### Dataset extract
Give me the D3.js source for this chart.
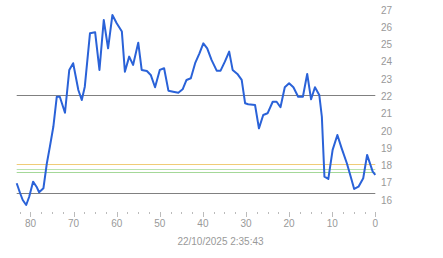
<!DOCTYPE html>
<html>
<head>
<meta charset="utf-8">
<script src="https://cdn.jsdelivr.net/npm/d3@7"></script>
<style>
  body { margin: 0; background: #fff; }
  text { font-family: "Liberation Sans", Arial, sans-serif; font-size: 10px; fill: #999; }
</style>
</head>
<body>
<div id="viz"></div>
<script>
//DATA
//x = minutes ago (axis runs right to left), y = price
const minutesAgo = [83.2, 82.4, 81.8, 81.0, 80.3, 79.4, 78.6, 78.0, 77.0, 76.2,
  75.5, 74.7, 73.9, 73.2, 72.0, 71.0, 70.1, 68.9, 68.1, 67.4,
  66.2, 65.0, 64.0, 63.0, 62.0, 61.0, 60.0, 58.8, 58.1, 57.1,
  56.2, 55.0, 54.2, 53.0, 52.1, 51.1, 50.0, 49.0, 48.0, 46.9,
  45.7, 44.7, 43.8, 42.8, 41.8, 40.8, 39.9, 39.0, 38.0, 36.8,
  35.9, 34.9, 33.9, 33.1, 32.0, 31.0, 30.2, 29.5, 27.9, 27.0,
  26.0, 25.0, 23.8, 22.9, 22.0, 21.0, 20.0, 19.0, 17.9, 16.8,
  15.8, 14.9, 14.0, 13.0, 12.4, 11.8, 10.9, 9.9, 8.8, 7.8,
  6.6, 5.7, 4.9, 3.9, 2.8, 1.9, 0.6, 0];
const price = [16.97, 16.39, 16.0, 15.71, 16.19, 17.06, 16.77, 16.45, 16.68, 18.13,
  19.09, 20.24, 21.98, 21.98, 21.05, 23.53, 23.92, 22.37, 21.79, 22.56,
  25.65, 25.71, 23.53, 26.42, 24.78, 26.71, 26.23, 25.75, 23.43, 24.3,
  23.82, 25.11, 23.53, 23.47, 23.24, 22.53, 23.53, 23.63, 22.33, 22.27,
  22.21, 22.41, 22.95, 23.05, 23.92, 24.49, 25.07, 24.78, 24.11, 23.49,
  23.49, 24.01, 24.59, 23.53, 23.3, 22.95, 21.6, 21.54, 21.5, 20.15,
  20.92, 21.02, 21.69, 21.69, 21.37, 22.53, 22.76, 22.53, 21.98, 21.98,
  23.3, 21.83, 22.53, 22.08, 20.82, 17.35, 17.22, 18.9, 19.76, 18.99,
  18.13, 17.35, 16.64, 16.77, 17.26, 18.61, 17.64, 17.45];

//reference levels drawn as flat lines across the chart
const refLevels = [22.06, 16.41, 18.07, 17.78, 17.6];
const refColors = ["#808080", "#808080", "#f0cc78", "#b9e2ae", "#a4d898"];

//axis labels
const yTickValues = [16, 17, 18, 19, 20, 21, 22, 23, 24, 25, 26, 27];
const xTickValues = [80, 70, 60, 50, 40, 30, 20, 10, 0];
const stampLabel = "22/10/2025 2:35:43";

//CANVAS SETUP
const width = 443, height = 258;
const svg = d3.select("#viz")
  .append("svg")
  .attr("width", width)
  .attr("height", height);

//SCALES (x is reversed: 0 on the right)
const x = d3.scaleLinear().domain([83.2, 0]).range([16.7, 375.3]);
const y = d3.scaleLinear().domain([16, 27]).range([200, 10]);

//reference lines
refLevels.forEach((lvl, i) => {
  svg.append("line")
    .attr("x1", x(83.2))
    .attr("x2", x(0))
    .attr("y1", Math.round(y(lvl)) + 0.5)
    .attr("y2", Math.round(y(lvl)) + 0.5)
    .attr("stroke", refColors[i])
    .attr("stroke-width", 1);
});

//minor ticks every 2.5, longer ones on the labelled tens
const minorTicks = d3.range(0, 83, 2.5);
svg.selectAll("line.tick")
  .data(minorTicks)
  .enter()
  .append("line")
  .attr("class", "tick")
  .attr("x1", d => Math.round(x(d)) + 0.5)
  .attr("x2", d => Math.round(x(d)) + 0.5)
  .attr("y1", 212)
  .attr("y2", d => d % 10 === 0 ? 217 : 214)
  .attr("stroke", "#bbb")
  .attr("stroke-width", 1);

//x labels
svg.selectAll("text.xlab")
  .data(xTickValues)
  .enter()
  .append("text")
  .attr("class", "xlab")
  .attr("x", d => x(d))
  .attr("y", 227)
  .attr("text-anchor", "middle")
  .text(d => d);

//y labels on the right side
svg.selectAll("text.ylab")
  .data(yTickValues)
  .enter()
  .append("text")
  .attr("class", "ylab")
  .attr("x", 381)
  .attr("y", d => y(d) + 3.6)
  .text(d => d);

//timestamp under the axis
svg.append("text")
  .attr("x", 220.5)
  .attr("y", 245)
  .attr("text-anchor", "middle")
  .text(stampLabel);

//price line
const pts = minutesAgo.map((m, i) => [m, price[i]]);
const line = d3.line()
  .x(d => x(d[0]))
  .y(d => y(d[1]));

svg.append("path")
  .datum(pts)
  .attr("d", line)
  .attr("fill", "none")
  .attr("stroke", "#2a62d8")
  .attr("stroke-width", 2)
  .attr("stroke-linejoin", "round");
</script>
</body>
</html>
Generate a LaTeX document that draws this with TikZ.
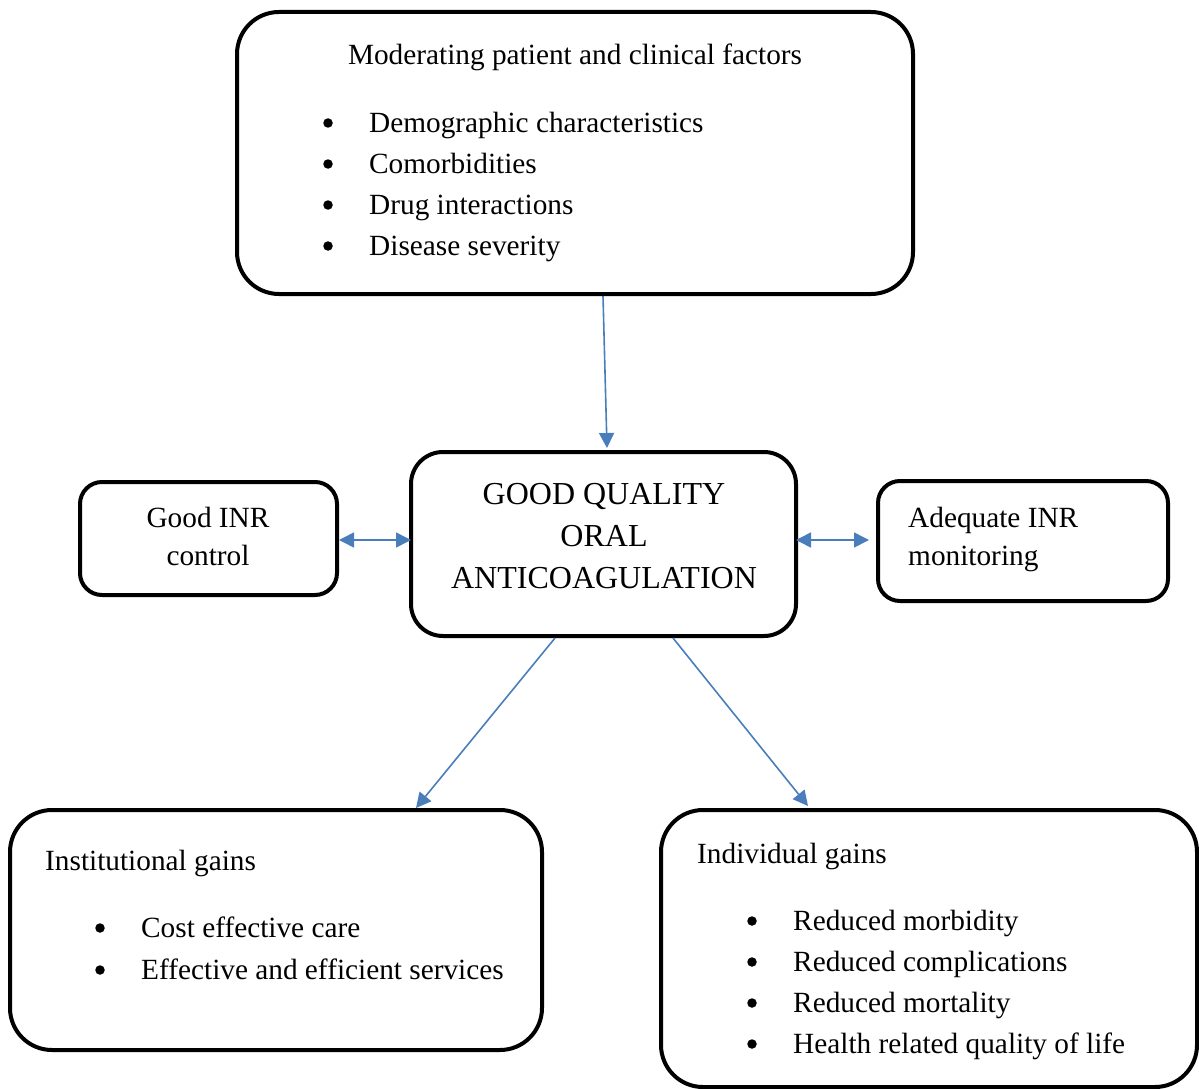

### What you should do
Extract the text of all the records above verbatim, excluding pictures.

### Final answer
Give me the D3.js source for this chart.
<!DOCTYPE html>
<html>
<head>
<meta charset="utf-8">
<script src="https://cdn.jsdelivr.net/npm/d3@7"></script>
<style>
  body { margin: 0; background: #fff; }
  text { font-family: "Liberation Sans", Arial, sans-serif; font-size: 10px; fill: #999; }
</style>
</head>
<body>
<div id="viz"></div>
<script>
//DATA
//x = minutes ago (axis runs right to left), y = price
const minutesAgo = [83.2, 82.4, 81.8, 81.0, 80.3, 79.4, 78.6, 78.0, 77.0, 76.2,
  75.5, 74.7, 73.9, 73.2, 72.0, 71.0, 70.1, 68.9, 68.1, 67.4,
  66.2, 65.0, 64.0, 63.0, 62.0, 61.0, 60.0, 58.8, 58.1, 57.1,
  56.2, 55.0, 54.2, 53.0, 52.1, 51.1, 50.0, 49.0, 48.0, 46.9,
  45.7, 44.7, 43.8, 42.8, 41.8, 40.8, 39.9, 39.0, 38.0, 36.8,
  35.9, 34.9, 33.9, 33.1, 32.0, 31.0, 30.2, 29.5, 27.9, 27.0,
  26.0, 25.0, 23.8, 22.9, 22.0, 21.0, 20.0, 19.0, 17.9, 16.8,
  15.8, 14.9, 14.0, 13.0, 12.4, 11.8, 10.9, 9.9, 8.8, 7.8,
  6.6, 5.7, 4.9, 3.9, 2.8, 1.9, 0.6, 0];
const price = [16.97, 16.39, 16.0, 15.71, 16.19, 17.06, 16.77, 16.45, 16.68, 18.13,
  19.09, 20.24, 21.98, 21.98, 21.05, 23.53, 23.92, 22.37, 21.79, 22.56,
  25.65, 25.71, 23.53, 26.42, 24.78, 26.71, 26.23, 25.75, 23.43, 24.3,
  23.82, 25.11, 23.53, 23.47, 23.24, 22.53, 23.53, 23.63, 22.33, 22.27,
  22.21, 22.41, 22.95, 23.05, 23.92, 24.49, 25.07, 24.78, 24.11, 23.49,
  23.49, 24.01, 24.59, 23.53, 23.3, 22.95, 21.6, 21.54, 21.5, 20.15,
  20.92, 21.02, 21.69, 21.69, 21.37, 22.53, 22.76, 22.53, 21.98, 21.98,
  23.3, 21.83, 22.53, 22.08, 20.82, 17.35, 17.22, 18.9, 19.76, 18.99,
  18.13, 17.35, 16.64, 16.77, 17.26, 18.61, 17.64, 17.45];

//reference levels drawn as flat lines across the chart
const refLevels = [22.06, 16.41, 18.07, 17.78, 17.6];
const refColors = ["#808080", "#808080", "#f0cc78", "#b9e2ae", "#a4d898"];

//axis labels
const yTickValues = [16, 17, 18, 19, 20, 21, 22, 23, 24, 25, 26, 27];
const xTickValues = [80, 70, 60, 50, 40, 30, 20, 10, 0];
const stampLabel = "22/10/2025 2:35:43";

//CANVAS SETUP
const width = 443, height = 258;
const svg = d3.select("#viz")
  .append("svg")
  .attr("width", width)
  .attr("height", height);

//SCALES (x is reversed: 0 on the right)
const x = d3.scaleLinear().domain([83.2, 0]).range([16.7, 375.3]);
const y = d3.scaleLinear().domain([16, 27]).range([200, 10]);

//reference lines
refLevels.forEach((lvl, i) => {
  svg.append("line")
    .attr("x1", x(83.2))
    .attr("x2", x(0))
    .attr("y1", Math.round(y(lvl)) + 0.5)
    .attr("y2", Math.round(y(lvl)) + 0.5)
    .attr("stroke", refColors[i])
    .attr("stroke-width", 1);
});

//minor ticks every 2.5, longer ones on the labelled tens
const minorTicks = d3.range(0, 83, 2.5);
svg.selectAll("line.tick")
  .data(minorTicks)
  .enter()
  .append("line")
  .attr("class", "tick")
  .attr("x1", d => Math.round(x(d)) + 0.5)
  .attr("x2", d => Math.round(x(d)) + 0.5)
  .attr("y1", 212)
  .attr("y2", d => d % 10 === 0 ? 217 : 214)
  .attr("stroke", "#bbb")
  .attr("stroke-width", 1);

//x labels
svg.selectAll("text.xlab")
  .data(xTickValues)
  .enter()
  .append("text")
  .attr("class", "xlab")
  .attr("x", d => x(d))
  .attr("y", 227)
  .attr("text-anchor", "middle")
  .text(d => d);

//y labels on the right side
svg.selectAll("text.ylab")
  .data(yTickValues)
  .enter()
  .append("text")
  .attr("class", "ylab")
  .attr("x", 381)
  .attr("y", d => y(d) + 3.6)
  .text(d => d);

//timestamp under the axis
svg.append("text")
  .attr("x", 220.5)
  .attr("y", 245)
  .attr("text-anchor", "middle")
  .text(stampLabel);

//price line
const pts = minutesAgo.map((m, i) => [m, price[i]]);
const line = d3.line()
  .x(d => x(d[0]))
  .y(d => y(d[1]));

svg.append("path")
  .datum(pts)
  .attr("d", line)
  .attr("fill", "none")
  .attr("stroke", "#2a62d8")
  .attr("stroke-width", 2)
  .attr("stroke-linejoin", "round");
</script>
</body>
</html>
Generate a LaTeX document that draws this with TikZ.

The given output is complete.